A video showing qualitatively the performance of the running system is available hereFootnote 5. The pipeline deployed on the robot applies data augmentation over background images from Washington RGB-D (the video shows also the kind of noise affecting the content or the foreground masks of the generated images).

The code of the application can run on a normal laptop and can be made publicly available upon request at the same GitHub repository of the original applicationFootnote 6.

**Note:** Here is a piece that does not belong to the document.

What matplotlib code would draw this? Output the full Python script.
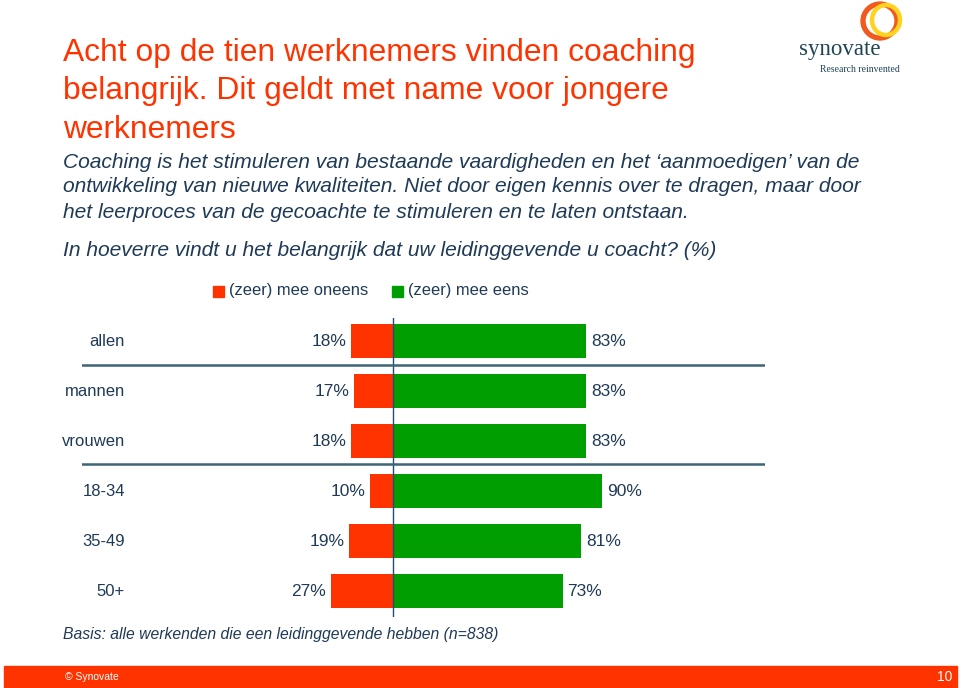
import matplotlib
matplotlib.use("Agg")
import matplotlib.pyplot as plt
from matplotlib.patches import Rectangle, Ellipse

# data
groups = ["allen", "mannen", "vrouwen", "18-34", "35-49", "50+"]
disagree = [18, 17, 18, 10, 19, 27]
agree = [83, 83, 83, 90, 81, 73]
legend_labels = ["(zeer) mee oneens", "(zeer) mee eens"]

RED = "#FF3300"
GREEN = "#009E00"
NAVY = "#1F3A56"
LINE = "#3E6478"

plt.rcParams["font.family"] = ["Liberation Sans", "DejaVu Sans"]

W, H = 960, 688
fig = plt.figure(figsize=(W / 100, H / 100), dpi=100)


def fx(px):
    return px / W


def fy(py):
    return 1 - py / H


# title
title = ["Acht op de tien werknemers vinden coaching",
         "belangrijk. Dit geldt met name voor jongere",
         "werknemers"]
for i, line in enumerate(title):
    fig.text(fx(63), fy(53 + 38.5 * i), line, color=RED, fontsize=22.9, va="center")

sub = ["Coaching is het stimuleren van bestaande vaardigheden en het \u2018aanmoedigen\u2019 van de",
       "ontwikkeling van nieuwe kwaliteiten. Niet door eigen kennis over te dragen, maar door",
       "het leerproces van de gecoachte te stimuleren en te laten ontstaan."]
for i, line in enumerate(sub):
    fig.text(fx(63), fy(162 + 25 * i), line, color=NAVY, fontsize=15.1,
             style="italic", va="center")
fig.text(fx(63), fy(251), "In hoeverre vindt u het belangrijk dat uw leidinggevende u coacht? (%)",
         color=NAVY, fontsize=15.1, style="italic", va="center")

# logo
fig.text(fx(799), fy(50), "synovate", family=["Liberation Serif"], fontsize=16.5,
         color="#1E4456", va="center")
fig.text(fx(820), fy(70), "Research reinvented", family=["Liberation Serif"], fontsize=7,
         color="#1E4456", va="center")
fig.patches.append(Ellipse((fx(880), fy(21)), fx(34), 34 / H, fill=False, lw=3.8,
                           ec="#F05A1E", transform=fig.transFigure))
fig.patches.append(Ellipse((fx(886), fy(20)), fx(28), 30 / H, fill=False, lw=3.2,
                           ec="#FFD21F", transform=fig.transFigure))

# legend
for (x0, lab, col) in [(213, legend_labels[0], RED), (392, legend_labels[1], GREEN)]:
    fig.patches.append(Rectangle((fx(x0), fy(297)), fx(11), 11 / H, color=col,
                                 transform=fig.transFigure))
    fig.text(fx(x0 + 16), fy(291), lab, color=NAVY, fontsize=11.9, va="center")

# bars
left, right, top, bottom = 82, 765, 318, 617
ax = fig.add_axes([fx(left), fy(bottom), fx(right - left), (bottom - top) / H])
ax.set_xlim(-134, 160)
ax.set_ylim(5.52, -0.46)
ax.axis("off")

ys = list(range(len(groups)))
ax.barh(ys, [-d for d in disagree], height=0.68, color=RED)
ax.barh(ys, agree, height=0.68, color=GREEN)
ax.axvline(0, color="#1F4E79", lw=1)
for yl in (0.47, 2.45):
    ax.axhline(yl, color=LINE, lw=1.8)

for y, g, d, a in zip(ys, groups, disagree, agree):
    ax.text(-115.5, y, g, ha="right", va="center", color=NAVY, fontsize=12)
    ax.text(-d - 2, y, f"{d}%", ha="right", va="center", color=NAVY, fontsize=12.5)
    ax.text(a + 2, y, f"{a}%", ha="left", va="center", color=NAVY, fontsize=12.5)

fig.text(fx(63), fy(635), "Basis: alle werkenden die een leidinggevende hebben (n=838)",
         color=NAVY, fontsize=11.3, style="italic", va="center")

# footer
fig.patches.append(Rectangle((fx(4), fy(687)), fx(953), 21 / H, color=RED,
                             transform=fig.transFigure))
fig.text(fx(65), fy(677), "\u00a9 Synovate", color="white", fontsize=7.5, va="center")
fig.text(fx(952), fy(677), "10", color="white", fontsize=10, va="center", ha="right")

fig.savefig("out.png", dpi=100)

While we do not have yet a quantitative benchmark for this data generation pipeline within the on-the-fly training strategy adopted on the robot, we plan to perform such evaluation. Specifically, it would be interesting to compare with prior work [15], where it was shown that, for object categorization in absence of enough object examples, classifier training on top of ImageNet features was more effective than fine-tuning.

5 Conclusions and Future Work

We have studied an automatic pipeline to create task-specific training sets for object categorization. We built the pipeline by downloading “image class seeds” from the Web and composing publicly available code blocks to apply standard image processing, i.e., figure-ground segmentation and blending onto contextual images. This approach is useful in those situation in which example objects are difficult to obtain, as in the case of a robotic system.

Our results showed that simple image processing and data augmentation remarkably improve the performance of the object recognition system (20%) and demonstrated that an additional performance gain (40%) can be obtained by integrating the synthetic dataset with a small set of real images of a similar object, taken from the robot. This is interesting, because such a set could also be used to disambiguate the web research, by providing a visual example together with the category label.

The approach presented in this paper can potentially be extended to other tasks in robotics, in which fast adaptation is hampered by the cost of acquiring training samples. For example, in future work we plan to address object detection tasks, by combining our recent work [12]. In this perspective, this line of research could be key to develop vision systems trainable on-the-fly on novel categories.